Martin Bell: politics must change
PUBLISHED: 11:57 28 January 2010 | UPDATED: 16:42 07 September 2010
WAR reporter and politics guru Martin Bell has warned that the rise of the BNP should not be overstated in the election as that would lead to other small parties being disproportionally censored. The Hampstead Garden Suburb journalist, who s
WAR reporter and politics guru Martin Bell has warned that the rise of the BNP should not be overstated in the election as that would lead to other small parties being disproportionally censored.
The Hampstead Garden Suburb journalist, who spoke to the Ham&High before flying out to Haiti with Unicef, said smaller parties and independent candidates are being locked out of the political system because of exaggerated fears over the far right.
"The biggest unfairness is the squeeze on the independents which is going on in broadcasting more than ever before," he said.
"Broadcasters are fearful of the BNP so are focusing more than ever on the main parties and that is affecting second tier parties like UKIP and the Greens. It leaves independents with no chance.
"I think the BNP's chances are overstated. In the European Parlia-ment elections in 2009 their vote would have stayed the same if Labour's vote hadn't collapsed."
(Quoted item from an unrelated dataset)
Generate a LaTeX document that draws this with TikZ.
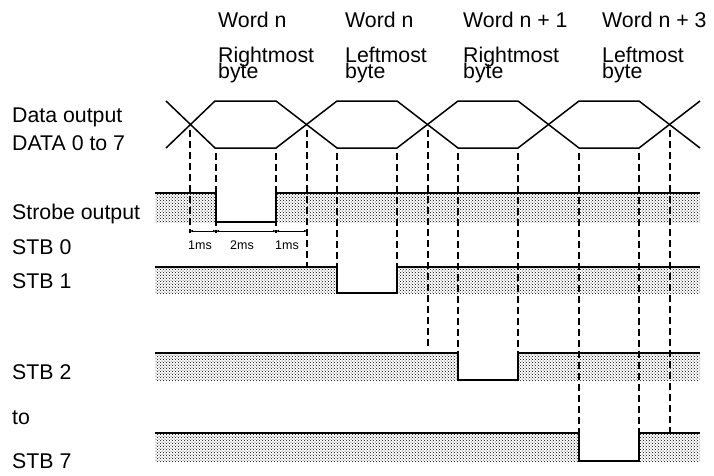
\documentclass[tikz,border=0pt]{standalone}
\usepackage{fontspec}
\setmainfont{Liberation Sans}
\usetikzlibrary{arrows.meta,patterns}
\newcommand{\tightlines}{\setlength{\lineskiplimit}{-20pt}}
% \stbrow{top}{bottom}{fall}{rise}
\newcommand{\stbrow}[4]{%
    \fill[band] (155,#1) rectangle (#3,#2);%
    \fill[band] (#4,#1) rectangle (700,#2);%
    \draw[sig] (155,#1) -- (#3,#1) -- (#3,#2) -- (#4,#2) -- (#4,#1) -- (700,#1);%
}

\begin{document}
\begin{tikzpicture}[
        x=1pt,
        y=-1pt,
        sig/.style={line width=1.5pt, line join=miter},
        guide/.style={line width=1.3pt, dash pattern=on 7pt off 4pt},
        band/.style={pattern=crosshatch dots, pattern color=black},
        dim/.style={{Latex[length=3pt,width=2.6pt]}-{Latex[length=3pt,width=2.6pt]}, line width=0.8pt},
        lbl/.style={anchor=base west, inner sep=0pt, font=\fontsize{21.3}{17}\selectfont},
        hdr/.style={anchor=north west, inner sep=0pt, align=left,
                    font={\fontsize{21.3}{16.2}\selectfont\tightlines}},
        ms/.style={anchor=base, inner sep=0pt, font=\fontsize{12.5}{14}\selectfont}
    ]
        \useasboundingbox (0,0) rectangle (714,475);

        % === EN-TETES ===
        \node[lbl] (w1) at (218,27) {Word n};
        \node[lbl] (w2) at (345,27) {Word n};
        \node[lbl] (w3) at (463,27) {Word n + 1};
        \node[lbl] (w4) at (602,27) {Word n + 3};
        \node[hdr] (b1) at (218,47) {Rightmost\\byte};
        \node[hdr] (b2) at (345,47) {Leftmost\\byte};
        \node[hdr] (b3) at (463,47) {Rightmost\\byte};
        \node[hdr] (b4) at (602,47) {Leftmost\\byte};

        % === LIBELLES DES SIGNAUX ===
        \node[lbl] (data) at (12,122) {Data output};
        \node[lbl] (data07) at (12,150) {DATA 0 to 7};
        \node[lbl] (strobe) at (12,219) {Strobe output};
        \node[lbl] (stb0) at (12,254) {STB 0};
        \node[lbl] (stb1) at (12,288) {STB 1};
        \node[lbl] (stb2) at (12,379) {STB 2};
        \node[lbl] (to) at (12,424) {to};
        \node[lbl] (stb7) at (12,468) {STB 7};

        % === DONNEES ===
        \draw[sig] (166,148) -- (215,101) -- (276,101) -- (337,148) -- (397,148)
            -- (458,101) -- (518,101) -- (579,148) -- (639,148) -- (700,101);
        \draw[sig] (166,101) -- (215,148) -- (276,148) -- (337,101) -- (397,101)
            -- (458,148) -- (518,148) -- (579,101) -- (639,101) -- (700,148);

        % === STROBES ===
        \stbrow{193}{222}{216}{276}
        \stbrow{267}{293}{337}{397}
        \stbrow{353}{380}{458}{518}
        \stbrow{433}{461}{579}{639}

        % === REPERES ===
        \foreach \x/\ya/\yb in {190/130/233, 216/153/233, 276/153/233,
                                307/130/267, 337/153/267, 397/153/267,
                                428/130/349, 458/153/353, 518/153/353,
                                579/153/433, 639/153/433, 670/130/433}
            \draw[guide] (\x,\ya) -- (\x,\yb);

        % === DUREES ===
        \draw[dim] (190,231) -- (216,231);
        \draw[dim] (216,231) -- (276,231);
        \draw[dim] (276,231) -- (307,231);
        \node[ms] (t1) at (200,249) {1ms};
        \node[ms] (t2) at (242,249) {2ms};
        \node[ms] (t3) at (287,249) {1ms};
    \end{tikzpicture}
\end{document}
Mr Bell, who spent 35 years at the BBC, supported the decision to allow BNP leader Nick Griffin to appear on politics debate show Question Time last year.
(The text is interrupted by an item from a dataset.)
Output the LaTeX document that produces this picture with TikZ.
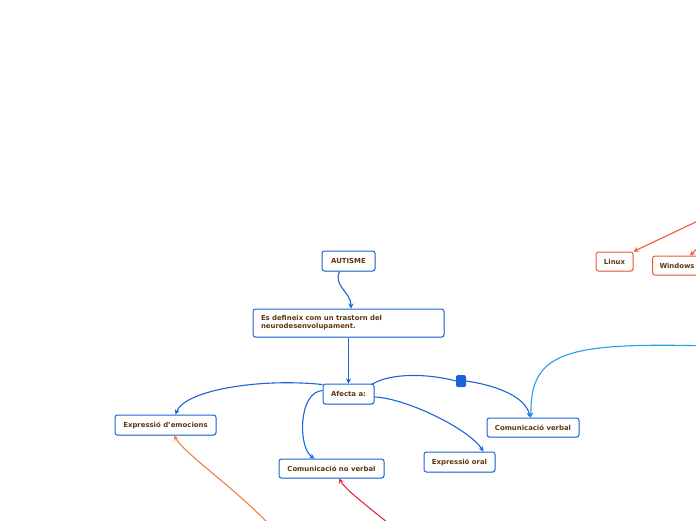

"I think if we are going to have UKIP and the Greens on Question Time we have to have the BNP on there too," he said. "I was just surprised at how inarticulate Nick Griffin was."
Mr Bell, 71, also had an important political career serving in the House of Commons from 1997 to 2001 after defeating Neil Hamilton on an anti-sleaze platform for the seat of Tatton.
Since then he has continued to be a passionate supporter of independent candidates and a campaigner against sleaze in politics.
"I expect the Conservatives to win but I think there will be some interesting individual results bucking the trend," he said. "There are a number of independents who have a good chance of winning seats."
"Expenses are still going to be an issue and those with difficult records of expenses will suffer. I think we'll have the largest intake of new MPs since 1945.
"I think we will see a general cleaning of the Augean stables. I had great hopes for the Labour government in 1997 but the largest disappointment was their failure to improve public trust in public life. I hope the Conservatives have learned that this has to be dealt with but I have not seen a single Tory frontbencher removed for their shocking expenses claims. What they have done is got rid of the backwoodsmen with the duck ponds and the moats. The people who are valuable to the project have been protected.
"We need a new start - the whole expenses scandal was a complete disgrace."
But the independent candidates, who this year will include Hampstead resident Esther Rantzen running in Luton, will have a tough task ahead of them, according to Mr Bell.
"It is still going to be difficult for independents," he said. "They don't get the party political broadcasts and the debate will be intensifying between the main parties. But I do think this will be the best chance for independents in my lifetime because people have been really alienated from those in Parliament.